Downeyville – A record of traditional music and oral stories of the Irish
Submitted by Beverly Jeeves | Kawartha Lakes Culture and Heritage Network (CAHN) | ckl.heritage.network@gmail.com
I am often asked why “culture” and “heritage” are combined in telling history. A short five-minute drive west of Lindsay to Downeyville, answers this question completely.
Downeyville was settled in 1825, through the Peter Robinson settlement. Peter Robinson in the 1820s was responsible for helping to settle over 2,000 Irish immigrants from Peterborough to Lindsay, to Port Hope and to the Ottawa valley.
St. Luke’s Catholic Church is the centre of the community. The Church and manse has important architectural and historical significance for Kawartha Lakes. The pioneer graveyard displays names of founding members of the mainly agricultural town from 1826 to 1907.
In the 1826 Newcastle District census, Downeyville is listed as “Shinig”. By 1839, the census refers to Downeyville as “Fox.” The Anglicized version of the Gaelic word Shinig (also Shenock, Sheniq and Sennick) translates as Fox. The culture and origins of the Gaelic language helps when you are finding your ancestors.
There was once a hotel in Downeyville known as “The Cross.” Located at a crossroad where the Downey Farm and school met, I had assumed “The Cross” referred to the strong Catholic faith; but it was simply a crossroad. After further research into the hotel, I uncovered poems, stories and songs in the “oral tradition” of the Irish, that told of life in Ireland; and later in the 19th century the history of the Irish settlements in Ontario and of the Ontario lumber camps.
In 1957, a well-known Folk song collector and broadcaster Edith Fowke travelled to Downeyville to record the traditional music and oral stories of the Irish.
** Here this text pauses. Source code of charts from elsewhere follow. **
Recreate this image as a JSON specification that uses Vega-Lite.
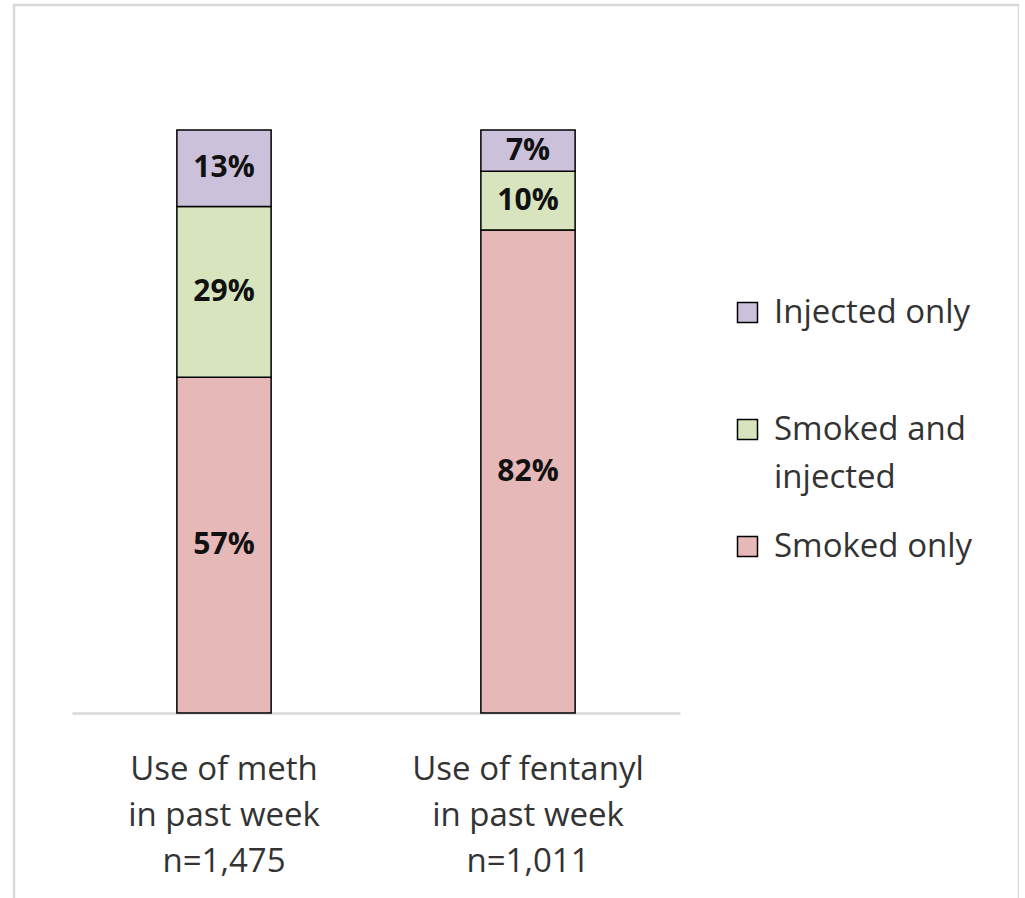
{
  "$schema": "https://vega.github.io/schema/vega-lite/v6.json",
  "width": 1005,
  "height": 900,
  "autosize": {"type": "none"},
  "padding": {"left": 14, "top": 5, "right": 0, "bottom": 0},
  "background": "white",
  "config": {
    "view": {"stroke": "#d9d9d9", "strokeWidth": 2.5},
    "font": "Open Sans"
  },
  "data": {
    "values": [
      {"drug": "Use of meth|in past week|n=1,475", "method": "Smoked only", "value": 57, "label": "57%"},
      {"drug": "Use of meth|in past week|n=1,475", "method": "Smoked and injected", "value": 29, "label": "29%"},
      {"drug": "Use of meth|in past week|n=1,475", "method": "Injected only", "value": 13, "label": "13%"},
      {"drug": "Use of fentanyl|in past week|n=1,011", "method": "Smoked only", "value": 82, "label": "82%"},
      {"drug": "Use of fentanyl|in past week|n=1,011", "method": "Smoked and injected", "value": 10, "label": "10%"},
      {"drug": "Use of fentanyl|in past week|n=1,011", "method": "Injected only", "value": 7, "label": "7%"}
    ]
  },
  "encoding": {
    "x": {
      "field": "drug",
      "type": "nominal",
      "sort": null,
      "scale": {"range": [58, 666], "paddingInner": 0.69, "paddingOuter": 0.345},
      "axis": {
        "title": null,
        "labelAngle": 0,
        "labelExpr": "split(datum.label, '|')",
        "labelFont": "Open Sans",
        "labelFontSize": 33,
        "labelLineHeight": 46,
        "labelColor": "#333333",
        "labelPadding": 40,
        "labelLimit": 400,
        "labelBaseline": "top",
        "ticks": false,
        "domainColor": "#d9d9d9",
        "domainWidth": 2.5,
        "offset": -192,
        "grid": false
      }
    }
  },
  "layer": [
    {
      "mark": {"type": "bar", "stroke": "#000000", "strokeWidth": 1.5},
      "encoding": {
        "y": {
          "field": "value",
          "type": "quantitative",
          "stack": "zero",
          "scale": {"domain": [0, 99], "range": [708, 125], "nice": false, "zero": true},
          "axis": null
        },
        "order": {"field": "method", "sort": "descending"},
        "color": {
          "field": "method",
          "type": "nominal",
          "scale": {
            "domain": ["Injected only", "Smoked and injected", "Smoked only"],
            "range": ["#CCC1DA", "#D7E4BD", "#E6B9B8"]
          },
          "legend": {
            "title": null,
            "orient": "none",
            "legendX": 717,
            "legendY": 291,
            "symbolType": "square",
            "symbolSize": 400,
            "symbolStrokeColor": "#000000",
            "symbolStrokeWidth": 1.5,
            "symbolOpacity": 1,
            "labelFont": "Open Sans",
            "labelFontSize": 33,
            "labelColor": "#333333",
            "labelOffset": 10,
            "labelLimit": 400,
            "rowPadding": 35,
            "labelExpr": "datum.label == 'Smoked and injected' ? ['Smoked and', 'injected'] : [datum.label, ' ']",
            "encode": {"labels": {"update": {"lineHeight": {"value": 48}}}}
          }
        }
      }
    },
    {
      "transform": [
        {"stack": "value", "groupby": ["drug"], "sort": [{"field": "method", "order": "descending"}], "as": ["y0", "y1"]},
        {"fold": ["y0", "y1"], "as": ["k", "v"]},
        {"aggregate": [{"op": "mean", "field": "v", "as": "mid"}], "groupby": ["drug", "method", "label"]}
      ],
      "mark": {"type": "text", "font": "Open Sans", "fontWeight": "bold", "fontSize": 30, "color": "#111111", "baseline": "middle", "align": "center"},
      "encoding": {
        "y": {"field": "mid", "type": "quantitative", "scale": {"domain": [0, 99], "range": [708, 125], "nice": false, "zero": true}},
        "text": {"field": "label"}
      }
    }
  ]
}
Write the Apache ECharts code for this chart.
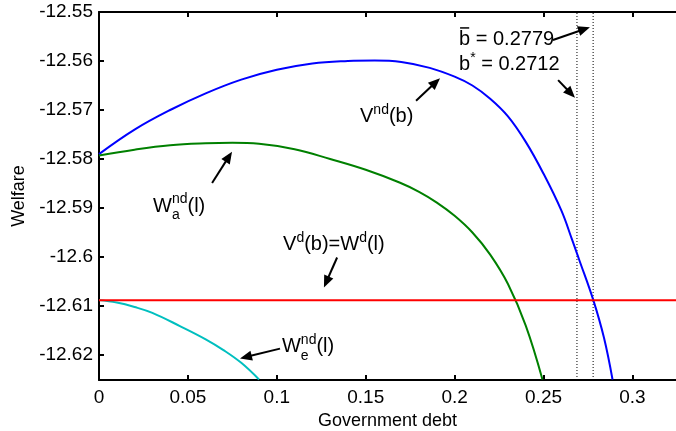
<!DOCTYPE html>
<html>
<head>
<meta charset="utf-8">
<script src="https://cdn.jsdelivr.net/npm/echarts@6/dist/echarts.min.js"></script>
<style>
  html, body { margin: 0; padding: 0; background: #fff; }
  #chart { width: 676px; height: 431px; }
</style>
</head>
<body>
<div id="chart"></div>
<script>
var xTicks = [0, 0.05, 0.1, 0.15, 0.2, 0.25, 0.3];
var yTicks = [-12.62, -12.61, -12.6, -12.59, -12.58, -12.57, -12.56, -12.55];
var xMin = 0, xMax = 0.3245;
var yMin = -12.6251, yMax = -12.55;

// V^nd(b)
var debtVnd = [0, 0.02, 0.04, 0.06, 0.08, 0.10, 0.12, 0.14, 0.155, 0.17, 0.186, 0.20, 0.21, 0.22, 0.23, 0.24, 0.25, 0.26, 0.266, 0.27, 0.278, 0.284, 0.2888];
var welfareVnd = [-12.5790, -12.5740, -12.5700, -12.5666, -12.5638, -12.5618, -12.5605, -12.5600, -12.5599, -12.5602, -12.5614, -12.5632, -12.5650, -12.5677, -12.5713, -12.5765, -12.5830, -12.5905, -12.5964, -12.6005, -12.6088, -12.6165, -12.6250];

// W_a^nd(l)
var debtWand = [0, 0.02, 0.04, 0.06, 0.075, 0.09, 0.11, 0.13, 0.15, 0.169, 0.18, 0.19, 0.20, 0.21, 0.22, 0.23, 0.24, 0.2494];
var welfareWand = [-12.5793, -12.5781, -12.5772, -12.5768, -12.5767, -12.5769, -12.5780, -12.5800, -12.5822, -12.5848, -12.5867, -12.5889, -12.5916, -12.5950, -12.5995, -12.6055, -12.6140, -12.6250];

// W_e^nd(l)
var debtWend = [0, 0.01, 0.02, 0.03, 0.0455, 0.06, 0.07, 0.08, 0.09];
var welfareWend = [-12.6088, -12.6093, -12.6102, -12.6114, -12.6141, -12.6168, -12.6190, -12.6216, -12.6250];

// V^d(b) = W^d(l)
var debtVd = [0, 0.3245];
var welfareVd = [-12.6088, -12.6088];

// thresholds (dotted lines)
var bStarLine = 0.2688;
var bBarLine = 0.2779;

// annotations, in data units
var labels = [
  {at: [0.2025, -12.5557], parts: [['b', 'bar'], [' = 0.2779', 'm']]},
  {at: [0.2025, -12.5608], parts: [['b', 'm'], ['*', 'sup'], [' = 0.2712', 'm']]},
  {at: [0.1468, -12.5714], parts: [['V', 'm'], ['nd', 'sup'], ['(b)', 'm']]},
  {at: [0.0304, -12.5897], parts: [['W', 'm'], ['a', 'sub'], ['nd', 'sup'], ['(l)', 'm']]},
  {at: [0.1035, -12.5975], parts: [['V', 'm'], ['d', 'sup'], ['(b)=W', 'm'], ['d', 'sup'], ['(l)', 'm']]},
  {at: [0.1029, -12.6183], parts: [['W', 'm'], ['e', 'sub'], ['nd', 'sup'], ['(l)', 'm']]}
];
var arrows = [
  [0.2553, -12.5557, 0.2761, -12.5531],
  [0.2582, -12.5639, 0.2677, -12.5675],
  [0.1783, -12.5681, 0.1918, -12.5635],
  [0.0636, -12.5849, 0.0748, -12.5785],
  [0.1339, -12.6001, 0.1265, -12.6062],
  [0.1018, -12.6187, 0.0793, -12.6207]
];

function zip(xs, ys) {
  return xs.map(function (x, i) { return [x, ys[i]]; });
}

var FONT = '"Liberation Sans", Arial, sans-serif';

var chart = echarts.init(document.getElementById('chart'));

var option = {
  backgroundColor: '#fff',
  animation: false,
  grid: { left: 99, top: 12, right: 0, bottom: 51, outerBoundsMode: 'none' },
  xAxis: [{
    type: 'value',
    min: xMin, max: xMax,
    name: 'Government debt',
    nameLocation: 'middle',
    nameGap: 32,
    nameTextStyle: { color: '#000', fontSize: 18, fontFamily: FONT },
    axisLine: { onZero: false, lineStyle: { color: '#000', width: 2 } },
    axisTick: { inside: true, length: 5, lineStyle: { color: '#000', width: 2 }, customValues: xTicks },
    axisLabel: {
      color: '#000', fontSize: 19, fontFamily: FONT, margin: 8,
      customValues: xTicks,
      formatter: function (v) { return String(Math.round(v * 100) / 100); }
    },
    splitLine: { show: false }
  }, {
    type: 'value',
    position: 'top',
    min: xMin, max: xMax,
    axisLine: { onZero: false, lineStyle: { color: '#000', width: 2 } },
    axisTick: { inside: true, length: 5, lineStyle: { color: '#000', width: 2 }, customValues: xTicks },
    axisLabel: { show: false },
    splitLine: { show: false }
  }],
  yAxis: {
    type: 'value',
    min: yMin, max: yMax,
    name: 'Welfare',
    nameLocation: 'middle',
    nameGap: 67,
    nameTextStyle: { color: '#000', fontSize: 18, fontFamily: FONT },
    axisLine: { onZero: false, lineStyle: { color: '#000', width: 2 } },
    axisTick: { inside: true, length: 5, lineStyle: { color: '#000', width: 2 }, customValues: yTicks },
    axisLabel: {
      color: '#000', fontSize: 19, fontFamily: FONT, margin: 6,
      customValues: yTicks,
      formatter: function (v) { return String(Math.round(v * 100) / 100); }
    },
    splitLine: { show: false }
  },
  series: [
    {
      type: 'line', data: zip([bStarLine, bStarLine], [yMin, yMax]),
      showSymbol: false, lineStyle: { color: '#000', width: 1, type: [1, 2] }
    },
    {
      type: 'line', data: zip([bBarLine, bBarLine], [yMin, yMax]),
      showSymbol: false, lineStyle: { color: '#000', width: 1, type: [1, 2] }
    },
    {
      name: 'Vnd', type: 'line', data: zip(debtVnd, welfareVnd),
      showSymbol: false, smooth: 0.4,
      lineStyle: { color: '#0000ff', width: 2 }
    },
    {
      name: 'Wand', type: 'line', data: zip(debtWand, welfareWand),
      showSymbol: false, smooth: 0.4,
      lineStyle: { color: '#008000', width: 2 }
    },
    {
      name: 'Wend', type: 'line', data: zip(debtWend, welfareWend),
      showSymbol: false, smooth: 0.4,
      lineStyle: { color: '#00bfbf', width: 2 }
    },
    {
      name: 'Vd', type: 'line', data: zip(debtVd, welfareVd),
      showSymbol: false,
      lineStyle: { color: '#ff0000', width: 2 }
    }
  ]
};
chart.setOption(option);

// annotations: text with super/subscripts and arrows
var ctx = document.createElement('canvas').getContext('2d');
function textWidth(t, size) {
  ctx.font = size + 'px ' + FONT;
  return ctx.measureText(t).width;
}

var MAIN = 20, SMALL = 14;
var graphics = [];

labels.forEach(function (lab) {
  var p = chart.convertToPixel({ xAxisIndex: 0, yAxisIndex: 0 }, lab.at);
  var x = p[0], y = p[1];
  lab.parts.forEach(function (part) {
    var t = part[0], kind = part[1];
    var size = (kind === 'sup' || kind === 'sub') ? SMALL : MAIN;
    var dy = kind === 'sup' ? -7 : (kind === 'sub' ? 9 : 0);
    graphics.push({
      type: 'text', x: x, y: y + dy, silent: true,
      style: { text: t, fill: '#000', fontSize: size, fontFamily: FONT, align: 'left', verticalAlign: 'middle' }
    });
    var w = textWidth(t, size);
    if (kind === 'bar') {
      graphics.push({
        type: 'line', silent: true,
        shape: { x1: x + 1, y1: y - 12, x2: x + w - 1, y2: y - 12 },
        style: { stroke: '#000', lineWidth: 1.5 }
      });
    }
    if (kind !== 'sub') x += w;
  });
});

arrows.forEach(function (a) {
  var s = chart.convertToPixel({ xAxisIndex: 0, yAxisIndex: 0 }, [a[0], a[1]]);
  var e = chart.convertToPixel({ xAxisIndex: 0, yAxisIndex: 0 }, [a[2], a[3]]);
  var dx = e[0] - s[0], dy = e[1] - s[1];
  var len = Math.sqrt(dx * dx + dy * dy);
  var ux = dx / len, uy = dy / len;
  var hl = 12, hw = 5;
  var bx = e[0] - ux * hl, by = e[1] - uy * hl;
  graphics.push({
    type: 'line', silent: true,
    shape: { x1: s[0], y1: s[1], x2: bx + ux * 2, y2: by + uy * 2 },
    style: { stroke: '#000', lineWidth: 2 }
  });
  graphics.push({
    type: 'polygon', silent: true,
    shape: { points: [[e[0], e[1]], [bx - uy * hw, by + ux * hw], [bx + uy * hw, by - ux * hw]] },
    style: { fill: '#000' }
  });
});

chart.setOption({ graphic: graphics });
</script>
</body>
</html>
Fowke understood from friends that the Irish descendants of Downeyville had maintained the traditions and musical styles of their ancestors. Within her research is a song that tells of a Leahy who meets Annie from Downeyville. The Leahy family is well known in Canada for continuing the tradition through song, fiddle-playing and oral stories; using “culture” to explain the Gaelic “heritage.”
As Mary Milloy’s words on the Memorial Stone at St. Luke Evangelist Roman Catholic Pioneer Cemetery state, “With grateful hearts may we salute them – pioneers of that distant age. They have left to us who followed a rich and priceless heritage.”